The Minister for Social Affairs, Séamus Brennan
T.D., said today (Monday, 22nd November 2004) that the time has now come for a re examination of our attitudes to some fathers and their role in the family.
Minister Brennan said that we must recognise that society in Ireland is changing and it is important that we respond in a measured and positive way to the new trends and relationships that are emerging.
"One trend that is becoming more evident in recent years is the pressures on family life as a result of increased work related demands. For fathers, irrespective of the types of relationships they are in, this can mean that the time available to participate in, and enjoy, family life is often limited and disjointed".

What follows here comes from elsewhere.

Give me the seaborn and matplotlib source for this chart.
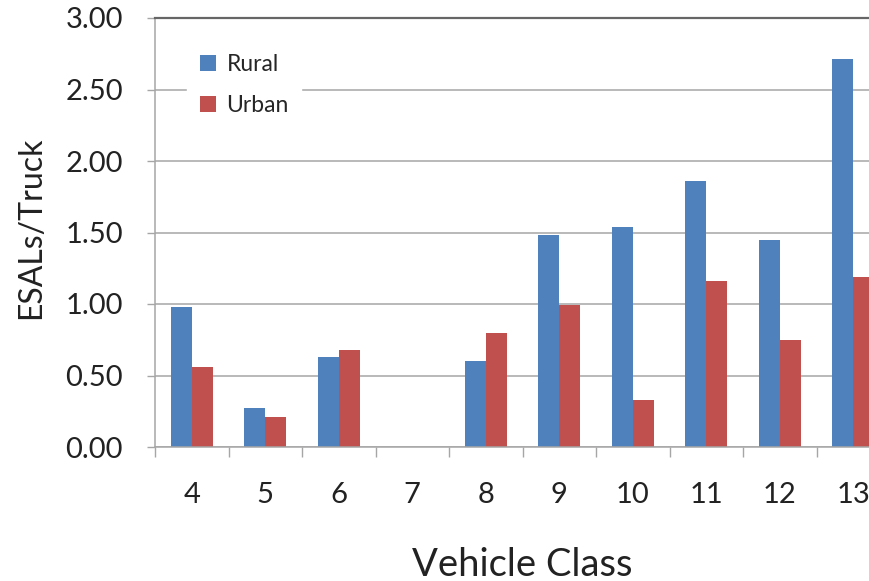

The Minister was commenting on the findings of a new report-'
Strengthening Families Through Fathers'-which he officially launched in Dublin today. The report, which examines the role of vulnerable fathers and their families, was written by Professor Harry Ferguson, University of the West of England, Bristol and formally of Trinity College Dublin, and Fergus Hogan of the Waterford Institute of Technology.
The report was completed under the Government's Family Research Programme and was co-funded by the Family Support Agency and the Department of Social and Family Affairs.
Minister Brennan said: "The findings from this research project are a valuable contribution to broadening our understanding of the role of fathers in an ever changing and challenging society. The findings make it clear that we should be re examining our attitudes to some fathers and their role in the family. It is highlighted in this report that vulnerable fathers love their children just as much as other parents. It also shows that men need to be directly included in assessments of their capabilities as fathers unless there is very good reasons to exclude them. In the study it was found that, typically, younger fatherhood is unplanned. However this does not mean that it is always unwanted and it has been shown in this study that most of the men were delighted that they were going to be fathers".
The Minister said that the report should make all of us re -examine our own personal attitudes to vulnerable fathers. "Many in this study felt they were being excluded from the child protection and family support process because they felt they were being viewed as dangerous, and non-nurturing. Some of these men felt they were "locked out" on the basis of their appearance- hard men with tattoos and skinheads. Some of these were labelled dangerous, despite any evidence to back up this assumption. It is assumptions like this that I hope this study will help redress. One of the main points to emerge from this study regards the need for men to be directly involved in assessments of their capacities as fathers, unless there is very strong grounds on which to exclude them, such as violence."
The Minister said another interesting point to emerge from the study was the obstacles that some of the younger fathers had to overcome in order to remain involved, obstacles that were placed in front of them by family and professional agencies. "We must work to change this outlook. We should be putting in place means by which young men are encouraged to get involved with their partner and child, not deterrents to prevent them becoming a part of their child's life."